(begin)

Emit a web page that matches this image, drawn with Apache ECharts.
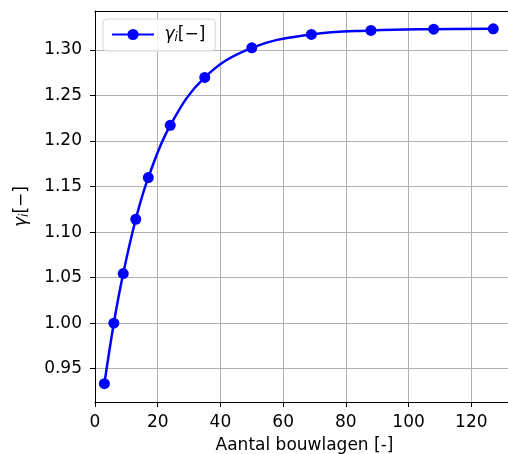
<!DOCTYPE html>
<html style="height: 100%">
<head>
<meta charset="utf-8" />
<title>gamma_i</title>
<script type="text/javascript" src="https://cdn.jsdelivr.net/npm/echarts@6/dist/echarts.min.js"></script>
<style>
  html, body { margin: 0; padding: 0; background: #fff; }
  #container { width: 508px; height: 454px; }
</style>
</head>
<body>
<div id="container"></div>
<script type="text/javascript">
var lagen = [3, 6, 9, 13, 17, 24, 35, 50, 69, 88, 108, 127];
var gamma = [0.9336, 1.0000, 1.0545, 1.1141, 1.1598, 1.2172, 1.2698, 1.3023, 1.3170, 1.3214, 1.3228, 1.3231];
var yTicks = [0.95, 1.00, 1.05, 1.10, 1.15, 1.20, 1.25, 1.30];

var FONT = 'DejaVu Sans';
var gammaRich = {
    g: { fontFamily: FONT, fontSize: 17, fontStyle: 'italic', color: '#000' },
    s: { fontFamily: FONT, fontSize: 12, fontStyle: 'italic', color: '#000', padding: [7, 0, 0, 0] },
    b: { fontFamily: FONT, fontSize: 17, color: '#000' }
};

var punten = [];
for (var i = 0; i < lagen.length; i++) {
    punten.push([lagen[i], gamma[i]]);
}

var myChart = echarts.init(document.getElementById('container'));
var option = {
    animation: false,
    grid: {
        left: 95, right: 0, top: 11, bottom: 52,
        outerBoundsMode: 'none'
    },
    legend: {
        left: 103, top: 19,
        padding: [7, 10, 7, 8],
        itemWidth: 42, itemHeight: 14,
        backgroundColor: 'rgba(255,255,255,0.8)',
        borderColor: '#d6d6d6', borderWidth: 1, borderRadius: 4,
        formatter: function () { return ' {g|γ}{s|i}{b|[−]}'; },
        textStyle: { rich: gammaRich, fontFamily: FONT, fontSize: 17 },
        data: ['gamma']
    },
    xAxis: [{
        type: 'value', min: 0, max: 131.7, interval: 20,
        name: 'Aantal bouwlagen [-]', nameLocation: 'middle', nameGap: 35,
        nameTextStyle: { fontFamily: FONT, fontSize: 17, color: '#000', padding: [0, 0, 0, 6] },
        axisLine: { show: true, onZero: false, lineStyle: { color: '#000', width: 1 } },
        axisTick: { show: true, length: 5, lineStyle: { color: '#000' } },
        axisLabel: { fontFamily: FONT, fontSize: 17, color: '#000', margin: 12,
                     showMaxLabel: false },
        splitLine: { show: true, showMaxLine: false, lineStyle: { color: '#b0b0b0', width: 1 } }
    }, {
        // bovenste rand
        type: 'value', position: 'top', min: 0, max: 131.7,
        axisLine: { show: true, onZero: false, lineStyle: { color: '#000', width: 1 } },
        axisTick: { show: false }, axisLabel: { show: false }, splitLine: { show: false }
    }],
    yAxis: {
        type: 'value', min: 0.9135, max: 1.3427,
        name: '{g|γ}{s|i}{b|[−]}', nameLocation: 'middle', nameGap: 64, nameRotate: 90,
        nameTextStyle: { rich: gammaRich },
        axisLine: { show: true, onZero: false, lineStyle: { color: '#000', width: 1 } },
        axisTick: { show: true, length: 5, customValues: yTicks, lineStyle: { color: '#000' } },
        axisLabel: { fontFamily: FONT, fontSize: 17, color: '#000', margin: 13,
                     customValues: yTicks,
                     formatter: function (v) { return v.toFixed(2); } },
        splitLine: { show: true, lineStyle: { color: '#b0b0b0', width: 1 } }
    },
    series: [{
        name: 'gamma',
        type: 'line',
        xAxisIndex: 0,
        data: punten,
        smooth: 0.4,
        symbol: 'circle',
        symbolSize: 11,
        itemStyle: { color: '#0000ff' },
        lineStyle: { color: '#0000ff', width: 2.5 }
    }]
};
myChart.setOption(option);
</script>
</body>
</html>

(end)

[Exercise details]: Keep every word of the data as it is when you write it out, but drop the pictures.

[Reply to the task]:
Emit a web page that matches this image, drawn with Apache ECharts.
<!DOCTYPE html>
<html style="height: 100%">
<head>
<meta charset="utf-8" />
<title>gamma_i</title>
<script type="text/javascript" src="https://cdn.jsdelivr.net/npm/echarts@6/dist/echarts.min.js"></script>
<style>
  html, body { margin: 0; padding: 0; background: #fff; }
  #container { width: 508px; height: 454px; }
</style>
</head>
<body>
<div id="container"></div>
<script type="text/javascript">
var lagen = [3, 6, 9, 13, 17, 24, 35, 50, 69, 88, 108, 127];
var gamma = [0.9336, 1.0000, 1.0545, 1.1141, 1.1598, 1.2172, 1.2698, 1.3023, 1.3170, 1.3214, 1.3228, 1.3231];
var yTicks = [0.95, 1.00, 1.05, 1.10, 1.15, 1.20, 1.25, 1.30];

var FONT = 'DejaVu Sans';
var gammaRich = {
    g: { fontFamily: FONT, fontSize: 17, fontStyle: 'italic', color: '#000' },
    s: { fontFamily: FONT, fontSize: 12, fontStyle: 'italic', color: '#000', padding: [7, 0, 0, 0] },
    b: { fontFamily: FONT, fontSize: 17, color: '#000' }
};

var punten = [];
for (var i = 0; i < lagen.length; i++) {
    punten.push([lagen[i], gamma[i]]);
}

var myChart = echarts.init(document.getElementById('container'));
var option = {
    animation: false,
    grid: {
        left: 95, right: 0, top: 11, bottom: 52,
        outerBoundsMode: 'none'
    },
    legend: {
        left: 103, top: 19,
        padding: [7, 10, 7, 8],
        itemWidth: 42, itemHeight: 14,
        backgroundColor: 'rgba(255,255,255,0.8)',
        borderColor: '#d6d6d6', borderWidth: 1, borderRadius: 4,
        formatter: function () { return ' {g|γ}{s|i}{b|[−]}'; },
        textStyle: { rich: gammaRich, fontFamily: FONT, fontSize: 17 },
        data: ['gamma']
    },
    xAxis: [{
        type: 'value', min: 0, max: 131.7, interval: 20,
        name: 'Aantal bouwlagen [-]', nameLocation: 'middle', nameGap: 35,
        nameTextStyle: { fontFamily: FONT, fontSize: 17, color: '#000', padding: [0, 0, 0, 6] },
        axisLine: { show: true, onZero: false, lineStyle: { color: '#000', width: 1 } },
        axisTick: { show: true, length: 5, lineStyle: { color: '#000' } },
        axisLabel: { fontFamily: FONT, fontSize: 17, color: '#000', margin: 12,
                     showMaxLabel: false },
        splitLine: { show: true, showMaxLine: false, lineStyle: { color: '#b0b0b0', width: 1 } }
    }, {
        // bovenste rand
        type: 'value', position: 'top', min: 0, max: 131.7,
        axisLine: { show: true, onZero: false, lineStyle: { color: '#000', width: 1 } },
        axisTick: { show: false }, axisLabel: { show: false }, splitLine: { show: false }
    }],
    yAxis: {
        type: 'value', min: 0.9135, max: 1.3427,
        name: '{g|γ}{s|i}{b|[−]}', nameLocation: 'middle', nameGap: 64, nameRotate: 90,
        nameTextStyle: { rich: gammaRich },
        axisLine: { show: true, onZero: false, lineStyle: { color: '#000', width: 1 } },
        axisTick: { show: true, length: 5, customValues: yTicks, lineStyle: { color: '#000' } },
        axisLabel: { fontFamily: FONT, fontSize: 17, color: '#000', margin: 13,
                     customValues: yTicks,
                     formatter: function (v) { return v.toFixed(2); } },
        splitLine: { show: true, lineStyle: { color: '#b0b0b0', width: 1 } }
    },
    series: [{
        name: 'gamma',
        type: 'line',
        xAxisIndex: 0,
        data: punten,
        smooth: 0.4,
        symbol: 'circle',
        symbolSize: 11,
        itemStyle: { color: '#0000ff' },
        lineStyle: { color: '#0000ff', width: 2.5 }
    }]
};
myChart.setOption(option);
</script>
</body>
</html>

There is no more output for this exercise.